Data to process
● ● ● ●
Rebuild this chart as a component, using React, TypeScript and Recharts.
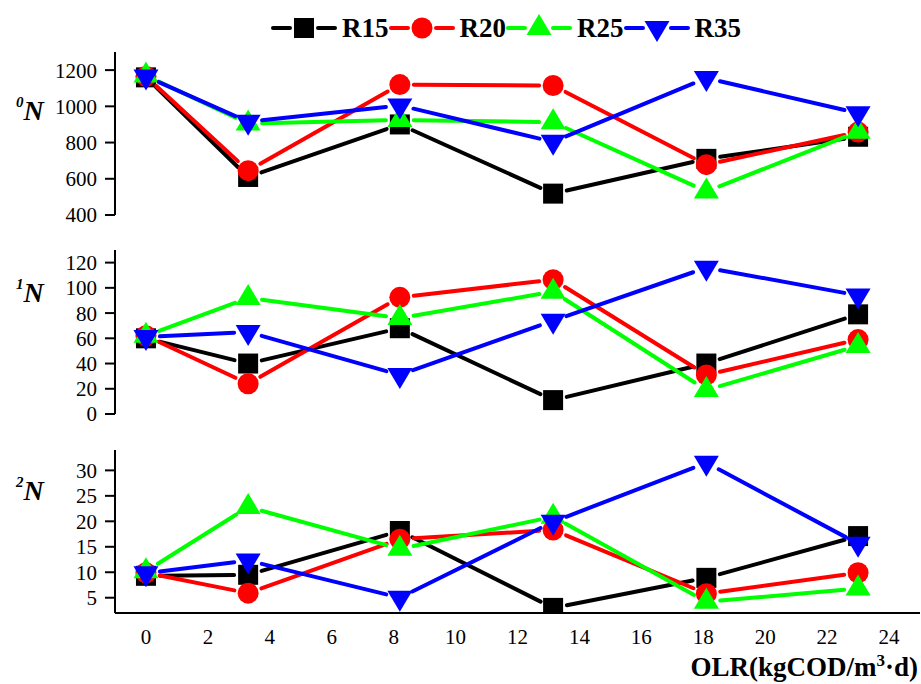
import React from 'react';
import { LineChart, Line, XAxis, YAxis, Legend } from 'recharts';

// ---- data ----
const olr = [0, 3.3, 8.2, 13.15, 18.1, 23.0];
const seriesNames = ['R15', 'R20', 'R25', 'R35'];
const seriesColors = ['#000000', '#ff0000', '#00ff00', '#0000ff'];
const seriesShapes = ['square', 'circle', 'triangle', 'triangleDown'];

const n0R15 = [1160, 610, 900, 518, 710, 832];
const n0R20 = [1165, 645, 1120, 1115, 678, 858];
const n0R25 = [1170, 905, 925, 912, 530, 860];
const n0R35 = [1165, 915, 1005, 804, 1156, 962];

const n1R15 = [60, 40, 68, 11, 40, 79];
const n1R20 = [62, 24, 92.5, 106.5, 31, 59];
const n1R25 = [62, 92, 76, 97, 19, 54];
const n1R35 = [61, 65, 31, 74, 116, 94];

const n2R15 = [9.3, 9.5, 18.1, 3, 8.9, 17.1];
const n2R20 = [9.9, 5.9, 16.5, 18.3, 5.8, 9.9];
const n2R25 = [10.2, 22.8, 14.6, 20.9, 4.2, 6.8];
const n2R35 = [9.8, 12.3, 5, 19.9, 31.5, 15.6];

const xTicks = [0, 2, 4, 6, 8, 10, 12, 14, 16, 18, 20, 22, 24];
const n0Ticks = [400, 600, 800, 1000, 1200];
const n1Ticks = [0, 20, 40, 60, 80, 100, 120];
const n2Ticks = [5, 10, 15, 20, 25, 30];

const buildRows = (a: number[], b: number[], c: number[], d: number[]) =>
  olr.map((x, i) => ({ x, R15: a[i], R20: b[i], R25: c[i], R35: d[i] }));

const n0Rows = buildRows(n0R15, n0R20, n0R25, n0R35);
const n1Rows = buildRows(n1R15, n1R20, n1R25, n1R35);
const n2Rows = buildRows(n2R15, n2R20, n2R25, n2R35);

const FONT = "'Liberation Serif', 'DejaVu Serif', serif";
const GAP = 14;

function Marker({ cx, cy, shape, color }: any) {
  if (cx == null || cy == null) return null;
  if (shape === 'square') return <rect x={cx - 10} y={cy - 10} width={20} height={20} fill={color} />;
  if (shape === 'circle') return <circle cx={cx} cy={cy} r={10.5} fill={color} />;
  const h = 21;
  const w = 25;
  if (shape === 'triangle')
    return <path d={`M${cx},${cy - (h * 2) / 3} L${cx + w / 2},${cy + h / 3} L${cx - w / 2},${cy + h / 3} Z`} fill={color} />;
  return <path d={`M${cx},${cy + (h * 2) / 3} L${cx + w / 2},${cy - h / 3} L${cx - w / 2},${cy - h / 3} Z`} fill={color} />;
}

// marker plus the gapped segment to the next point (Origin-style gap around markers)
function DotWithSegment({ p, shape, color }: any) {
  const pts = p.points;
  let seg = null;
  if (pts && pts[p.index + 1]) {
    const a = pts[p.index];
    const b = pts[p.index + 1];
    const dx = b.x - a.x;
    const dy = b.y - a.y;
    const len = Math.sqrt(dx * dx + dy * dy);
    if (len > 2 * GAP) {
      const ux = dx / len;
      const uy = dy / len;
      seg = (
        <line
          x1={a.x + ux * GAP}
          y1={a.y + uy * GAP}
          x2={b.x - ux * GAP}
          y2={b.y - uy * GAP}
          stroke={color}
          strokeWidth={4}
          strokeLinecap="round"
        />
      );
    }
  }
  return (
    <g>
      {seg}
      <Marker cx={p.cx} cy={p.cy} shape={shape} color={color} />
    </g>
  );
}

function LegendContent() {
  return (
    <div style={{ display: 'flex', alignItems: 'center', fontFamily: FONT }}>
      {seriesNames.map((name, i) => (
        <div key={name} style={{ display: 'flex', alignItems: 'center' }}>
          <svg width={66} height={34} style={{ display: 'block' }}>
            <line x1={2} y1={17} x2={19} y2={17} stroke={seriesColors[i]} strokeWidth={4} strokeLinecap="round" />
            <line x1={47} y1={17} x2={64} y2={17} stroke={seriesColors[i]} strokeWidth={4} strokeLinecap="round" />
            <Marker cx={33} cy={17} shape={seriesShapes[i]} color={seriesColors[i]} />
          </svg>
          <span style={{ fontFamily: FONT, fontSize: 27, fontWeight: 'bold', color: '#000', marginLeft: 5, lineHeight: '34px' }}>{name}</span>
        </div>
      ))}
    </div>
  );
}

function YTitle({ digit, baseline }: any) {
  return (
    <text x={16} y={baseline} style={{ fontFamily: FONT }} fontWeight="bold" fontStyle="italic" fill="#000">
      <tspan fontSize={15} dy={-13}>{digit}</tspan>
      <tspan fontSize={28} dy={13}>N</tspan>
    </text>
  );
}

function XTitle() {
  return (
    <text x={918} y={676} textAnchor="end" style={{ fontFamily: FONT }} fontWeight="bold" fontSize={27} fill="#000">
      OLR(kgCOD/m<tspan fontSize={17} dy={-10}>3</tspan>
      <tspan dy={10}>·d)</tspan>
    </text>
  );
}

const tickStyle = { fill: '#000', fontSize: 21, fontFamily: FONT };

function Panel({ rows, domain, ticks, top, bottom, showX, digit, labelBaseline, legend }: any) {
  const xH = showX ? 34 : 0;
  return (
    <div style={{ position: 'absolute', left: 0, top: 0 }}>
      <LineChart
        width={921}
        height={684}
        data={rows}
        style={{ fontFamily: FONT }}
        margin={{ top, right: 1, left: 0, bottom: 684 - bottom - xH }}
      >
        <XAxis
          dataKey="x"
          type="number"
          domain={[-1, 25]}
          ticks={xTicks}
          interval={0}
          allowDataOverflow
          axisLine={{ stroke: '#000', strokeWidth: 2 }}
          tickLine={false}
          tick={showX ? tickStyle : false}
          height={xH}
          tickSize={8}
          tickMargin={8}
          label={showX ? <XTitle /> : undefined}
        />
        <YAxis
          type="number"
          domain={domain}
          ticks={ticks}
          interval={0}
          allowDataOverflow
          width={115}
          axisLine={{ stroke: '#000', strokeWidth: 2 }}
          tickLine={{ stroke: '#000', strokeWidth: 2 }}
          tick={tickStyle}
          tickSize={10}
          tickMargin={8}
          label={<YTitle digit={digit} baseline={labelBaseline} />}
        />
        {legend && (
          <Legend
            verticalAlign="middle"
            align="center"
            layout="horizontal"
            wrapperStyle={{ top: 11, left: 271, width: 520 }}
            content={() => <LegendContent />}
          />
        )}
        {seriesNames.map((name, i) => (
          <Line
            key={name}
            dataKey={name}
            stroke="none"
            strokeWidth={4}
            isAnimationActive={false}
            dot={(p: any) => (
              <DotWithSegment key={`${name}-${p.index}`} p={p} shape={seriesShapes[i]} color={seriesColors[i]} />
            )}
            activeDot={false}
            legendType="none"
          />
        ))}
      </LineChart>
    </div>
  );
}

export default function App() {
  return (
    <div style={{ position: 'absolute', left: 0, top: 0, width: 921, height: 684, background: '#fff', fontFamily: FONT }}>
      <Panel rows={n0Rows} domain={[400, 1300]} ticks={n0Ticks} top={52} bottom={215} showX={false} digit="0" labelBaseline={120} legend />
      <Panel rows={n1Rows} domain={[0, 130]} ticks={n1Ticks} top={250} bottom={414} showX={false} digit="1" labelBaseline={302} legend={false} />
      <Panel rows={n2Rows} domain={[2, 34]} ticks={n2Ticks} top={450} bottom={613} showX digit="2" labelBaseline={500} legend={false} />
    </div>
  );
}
● ● ● ●
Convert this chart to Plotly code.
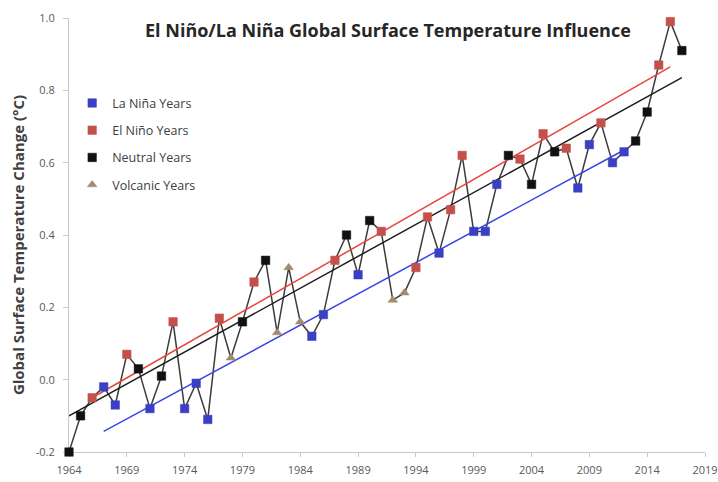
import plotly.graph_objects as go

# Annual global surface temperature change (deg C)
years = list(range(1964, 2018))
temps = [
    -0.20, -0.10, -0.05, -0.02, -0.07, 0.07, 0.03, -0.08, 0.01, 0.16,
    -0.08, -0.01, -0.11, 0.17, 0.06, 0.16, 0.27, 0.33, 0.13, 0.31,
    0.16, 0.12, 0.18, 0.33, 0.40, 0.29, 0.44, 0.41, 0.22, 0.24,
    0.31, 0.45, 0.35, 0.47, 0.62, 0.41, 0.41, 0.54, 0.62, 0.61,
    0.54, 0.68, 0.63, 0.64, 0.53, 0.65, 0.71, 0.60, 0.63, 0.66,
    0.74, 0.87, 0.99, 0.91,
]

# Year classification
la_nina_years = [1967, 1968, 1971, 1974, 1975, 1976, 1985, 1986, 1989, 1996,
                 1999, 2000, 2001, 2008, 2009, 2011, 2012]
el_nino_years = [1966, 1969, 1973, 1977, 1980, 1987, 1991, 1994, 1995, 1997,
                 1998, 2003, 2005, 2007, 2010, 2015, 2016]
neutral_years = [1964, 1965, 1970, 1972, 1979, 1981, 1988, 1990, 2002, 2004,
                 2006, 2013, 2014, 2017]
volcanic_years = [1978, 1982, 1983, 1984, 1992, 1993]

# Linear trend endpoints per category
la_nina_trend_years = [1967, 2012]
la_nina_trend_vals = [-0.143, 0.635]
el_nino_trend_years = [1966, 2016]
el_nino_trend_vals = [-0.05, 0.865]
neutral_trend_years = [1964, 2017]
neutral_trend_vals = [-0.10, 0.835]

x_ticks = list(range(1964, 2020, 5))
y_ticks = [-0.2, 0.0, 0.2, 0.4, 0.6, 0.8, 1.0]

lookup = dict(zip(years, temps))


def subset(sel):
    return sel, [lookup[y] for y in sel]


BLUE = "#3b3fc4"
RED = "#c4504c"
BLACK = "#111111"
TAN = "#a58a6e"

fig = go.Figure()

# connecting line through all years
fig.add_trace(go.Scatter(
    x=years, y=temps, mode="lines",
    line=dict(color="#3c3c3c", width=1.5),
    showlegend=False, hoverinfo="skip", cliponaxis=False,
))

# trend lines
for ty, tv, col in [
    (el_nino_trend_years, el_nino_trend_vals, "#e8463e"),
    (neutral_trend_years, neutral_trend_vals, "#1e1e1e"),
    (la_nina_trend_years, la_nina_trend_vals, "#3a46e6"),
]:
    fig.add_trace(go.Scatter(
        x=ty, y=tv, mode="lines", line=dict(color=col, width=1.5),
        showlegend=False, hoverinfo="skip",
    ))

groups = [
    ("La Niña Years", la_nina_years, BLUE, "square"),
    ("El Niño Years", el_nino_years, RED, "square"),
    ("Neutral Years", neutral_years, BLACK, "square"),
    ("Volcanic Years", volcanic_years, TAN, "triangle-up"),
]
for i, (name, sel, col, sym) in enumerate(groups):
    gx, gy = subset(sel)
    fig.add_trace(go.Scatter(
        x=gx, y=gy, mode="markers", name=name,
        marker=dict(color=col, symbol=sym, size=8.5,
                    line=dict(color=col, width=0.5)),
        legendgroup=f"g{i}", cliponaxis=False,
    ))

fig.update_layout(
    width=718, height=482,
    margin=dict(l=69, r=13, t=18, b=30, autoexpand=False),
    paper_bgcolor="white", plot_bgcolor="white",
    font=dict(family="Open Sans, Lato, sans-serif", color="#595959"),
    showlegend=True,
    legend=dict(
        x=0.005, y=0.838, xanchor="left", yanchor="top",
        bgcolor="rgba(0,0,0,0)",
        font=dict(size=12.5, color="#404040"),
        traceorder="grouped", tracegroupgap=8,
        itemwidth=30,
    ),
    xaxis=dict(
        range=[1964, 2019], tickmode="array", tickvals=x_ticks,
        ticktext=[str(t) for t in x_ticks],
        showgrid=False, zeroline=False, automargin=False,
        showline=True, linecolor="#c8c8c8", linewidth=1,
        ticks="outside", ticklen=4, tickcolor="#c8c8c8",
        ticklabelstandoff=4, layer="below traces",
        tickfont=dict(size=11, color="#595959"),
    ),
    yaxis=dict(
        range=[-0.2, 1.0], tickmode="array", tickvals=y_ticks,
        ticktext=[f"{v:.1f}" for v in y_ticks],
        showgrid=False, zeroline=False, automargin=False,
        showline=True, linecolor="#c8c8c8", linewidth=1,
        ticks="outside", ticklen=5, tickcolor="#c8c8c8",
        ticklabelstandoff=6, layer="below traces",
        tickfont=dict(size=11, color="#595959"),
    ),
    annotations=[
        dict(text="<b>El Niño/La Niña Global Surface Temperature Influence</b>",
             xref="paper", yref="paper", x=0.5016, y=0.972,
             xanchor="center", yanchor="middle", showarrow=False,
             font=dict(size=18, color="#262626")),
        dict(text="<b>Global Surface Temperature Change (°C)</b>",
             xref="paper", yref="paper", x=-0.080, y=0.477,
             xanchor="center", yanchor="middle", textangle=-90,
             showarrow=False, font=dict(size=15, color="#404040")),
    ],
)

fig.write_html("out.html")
● ● ● ●
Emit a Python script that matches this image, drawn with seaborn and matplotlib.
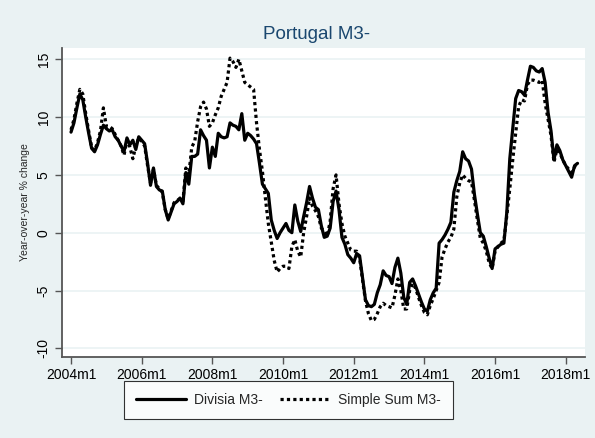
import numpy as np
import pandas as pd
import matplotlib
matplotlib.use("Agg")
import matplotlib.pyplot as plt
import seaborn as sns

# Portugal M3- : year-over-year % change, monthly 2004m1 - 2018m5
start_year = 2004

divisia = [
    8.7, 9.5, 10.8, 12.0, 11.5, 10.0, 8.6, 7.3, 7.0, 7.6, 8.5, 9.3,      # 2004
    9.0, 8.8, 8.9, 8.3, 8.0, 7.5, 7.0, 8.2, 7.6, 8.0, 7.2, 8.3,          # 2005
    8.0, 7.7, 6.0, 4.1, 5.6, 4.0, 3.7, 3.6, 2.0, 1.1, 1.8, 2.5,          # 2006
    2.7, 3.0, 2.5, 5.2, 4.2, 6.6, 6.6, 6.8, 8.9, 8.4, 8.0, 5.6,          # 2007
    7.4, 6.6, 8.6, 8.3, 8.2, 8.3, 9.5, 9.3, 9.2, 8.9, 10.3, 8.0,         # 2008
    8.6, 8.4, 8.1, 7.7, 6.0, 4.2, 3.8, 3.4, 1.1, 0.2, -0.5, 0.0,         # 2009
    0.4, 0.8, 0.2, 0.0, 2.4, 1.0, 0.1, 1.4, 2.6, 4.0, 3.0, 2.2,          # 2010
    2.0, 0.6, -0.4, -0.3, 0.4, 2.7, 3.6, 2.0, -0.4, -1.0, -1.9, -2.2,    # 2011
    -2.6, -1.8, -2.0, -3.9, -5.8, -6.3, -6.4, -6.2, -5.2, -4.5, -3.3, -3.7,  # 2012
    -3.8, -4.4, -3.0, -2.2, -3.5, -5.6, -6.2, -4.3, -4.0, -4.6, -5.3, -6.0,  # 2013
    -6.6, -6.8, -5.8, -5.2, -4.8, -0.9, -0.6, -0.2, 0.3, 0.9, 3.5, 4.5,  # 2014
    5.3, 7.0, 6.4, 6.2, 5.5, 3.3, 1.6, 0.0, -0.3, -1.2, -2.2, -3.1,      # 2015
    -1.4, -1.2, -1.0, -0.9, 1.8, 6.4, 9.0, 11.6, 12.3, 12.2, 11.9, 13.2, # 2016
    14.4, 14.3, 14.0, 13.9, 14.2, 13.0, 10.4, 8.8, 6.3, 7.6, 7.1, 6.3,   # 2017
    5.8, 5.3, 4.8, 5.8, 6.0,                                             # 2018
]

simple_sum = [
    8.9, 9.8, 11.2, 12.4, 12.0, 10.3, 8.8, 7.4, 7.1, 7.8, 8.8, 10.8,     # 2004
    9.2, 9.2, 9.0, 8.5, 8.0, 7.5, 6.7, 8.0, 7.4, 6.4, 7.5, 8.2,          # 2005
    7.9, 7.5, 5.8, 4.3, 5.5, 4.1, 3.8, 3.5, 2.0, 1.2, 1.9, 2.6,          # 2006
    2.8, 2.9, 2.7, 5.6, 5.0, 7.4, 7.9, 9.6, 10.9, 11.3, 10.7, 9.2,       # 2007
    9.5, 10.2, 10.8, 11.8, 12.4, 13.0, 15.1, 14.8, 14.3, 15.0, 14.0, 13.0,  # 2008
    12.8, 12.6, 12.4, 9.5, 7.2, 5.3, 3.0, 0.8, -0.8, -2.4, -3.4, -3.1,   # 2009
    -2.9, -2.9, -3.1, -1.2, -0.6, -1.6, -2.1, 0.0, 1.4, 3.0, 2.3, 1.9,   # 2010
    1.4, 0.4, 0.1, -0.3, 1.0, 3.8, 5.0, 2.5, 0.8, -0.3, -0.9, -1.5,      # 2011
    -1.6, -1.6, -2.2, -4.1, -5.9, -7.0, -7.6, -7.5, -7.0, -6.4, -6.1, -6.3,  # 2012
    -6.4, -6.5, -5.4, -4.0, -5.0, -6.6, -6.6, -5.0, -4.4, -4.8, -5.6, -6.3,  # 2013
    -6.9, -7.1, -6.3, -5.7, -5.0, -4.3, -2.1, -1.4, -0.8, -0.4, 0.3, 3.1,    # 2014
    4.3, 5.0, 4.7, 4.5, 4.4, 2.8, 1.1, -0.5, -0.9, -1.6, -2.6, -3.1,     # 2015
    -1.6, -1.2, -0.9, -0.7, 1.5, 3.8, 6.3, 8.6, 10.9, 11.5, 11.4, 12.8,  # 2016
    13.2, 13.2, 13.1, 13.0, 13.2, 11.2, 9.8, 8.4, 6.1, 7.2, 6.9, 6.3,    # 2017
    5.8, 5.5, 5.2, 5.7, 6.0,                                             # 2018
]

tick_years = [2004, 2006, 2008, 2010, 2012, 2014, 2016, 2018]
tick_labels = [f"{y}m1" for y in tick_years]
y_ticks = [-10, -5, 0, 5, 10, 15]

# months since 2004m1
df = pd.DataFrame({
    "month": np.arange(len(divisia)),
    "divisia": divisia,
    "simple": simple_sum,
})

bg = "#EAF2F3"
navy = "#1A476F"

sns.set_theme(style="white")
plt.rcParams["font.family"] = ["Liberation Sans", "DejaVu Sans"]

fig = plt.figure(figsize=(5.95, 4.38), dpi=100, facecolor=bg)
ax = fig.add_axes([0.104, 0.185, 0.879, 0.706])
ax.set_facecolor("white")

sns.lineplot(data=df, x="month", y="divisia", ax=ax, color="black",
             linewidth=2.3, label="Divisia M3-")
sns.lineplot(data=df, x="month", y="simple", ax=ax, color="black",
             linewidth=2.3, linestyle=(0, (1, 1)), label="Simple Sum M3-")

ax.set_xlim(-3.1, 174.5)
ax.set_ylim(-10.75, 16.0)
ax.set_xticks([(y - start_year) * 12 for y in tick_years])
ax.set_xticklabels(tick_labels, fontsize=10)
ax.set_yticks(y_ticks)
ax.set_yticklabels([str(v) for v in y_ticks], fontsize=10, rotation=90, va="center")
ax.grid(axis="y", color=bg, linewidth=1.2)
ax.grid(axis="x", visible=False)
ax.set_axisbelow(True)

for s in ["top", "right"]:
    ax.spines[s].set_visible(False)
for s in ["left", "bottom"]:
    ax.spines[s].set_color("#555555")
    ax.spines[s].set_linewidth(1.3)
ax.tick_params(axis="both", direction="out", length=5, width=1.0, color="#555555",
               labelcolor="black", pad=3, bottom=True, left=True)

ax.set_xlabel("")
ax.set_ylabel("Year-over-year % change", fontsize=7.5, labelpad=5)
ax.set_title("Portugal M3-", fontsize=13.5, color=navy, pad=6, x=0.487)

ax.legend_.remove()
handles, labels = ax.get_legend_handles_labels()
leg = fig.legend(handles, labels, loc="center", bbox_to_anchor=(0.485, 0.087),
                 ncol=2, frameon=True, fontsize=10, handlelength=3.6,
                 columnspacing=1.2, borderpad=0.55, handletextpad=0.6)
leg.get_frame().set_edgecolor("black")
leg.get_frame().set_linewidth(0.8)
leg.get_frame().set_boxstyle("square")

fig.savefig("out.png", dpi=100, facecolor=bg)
● ● ● ●
Aim of the task
Transcribe, leaving out pictures, each line from the one containing "Rebuild this chart" through the one containing "const n2R35 = [9.8, 12.3, 5, 19.9, 31.5, 15.6];".

Solution to the problem
Rebuild this chart as a component, using React, TypeScript and Recharts.
import React from 'react';
import { LineChart, Line, XAxis, YAxis, Legend } from 'recharts';

// ---- data ----
const olr = [0, 3.3, 8.2, 13.15, 18.1, 23.0];
const seriesNames = ['R15', 'R20', 'R25', 'R35'];
const seriesColors = ['#000000', '#ff0000', '#00ff00', '#0000ff'];
const seriesShapes = ['square', 'circle', 'triangle', 'triangleDown'];

const n0R15 = [1160, 610, 900, 518, 710, 832];
const n0R20 = [1165, 645, 1120, 1115, 678, 858];
const n0R25 = [1170, 905, 925, 912, 530, 860];
const n0R35 = [1165, 915, 1005, 804, 1156, 962];

const n1R15 = [60, 40, 68, 11, 40, 79];
const n1R20 = [62, 24, 92.5, 106.5, 31, 59];
const n1R25 = [62, 92, 76, 97, 19, 54];
const n1R35 = [61, 65, 31, 74, 116, 94];

const n2R15 = [9.3, 9.5, 18.1, 3, 8.9, 17.1];
const n2R20 = [9.9, 5.9, 16.5, 18.3, 5.8, 9.9];
const n2R25 = [10.2, 22.8, 14.6, 20.9, 4.2, 6.8];
const n2R35 = [9.8, 12.3, 5, 19.9, 31.5, 15.6];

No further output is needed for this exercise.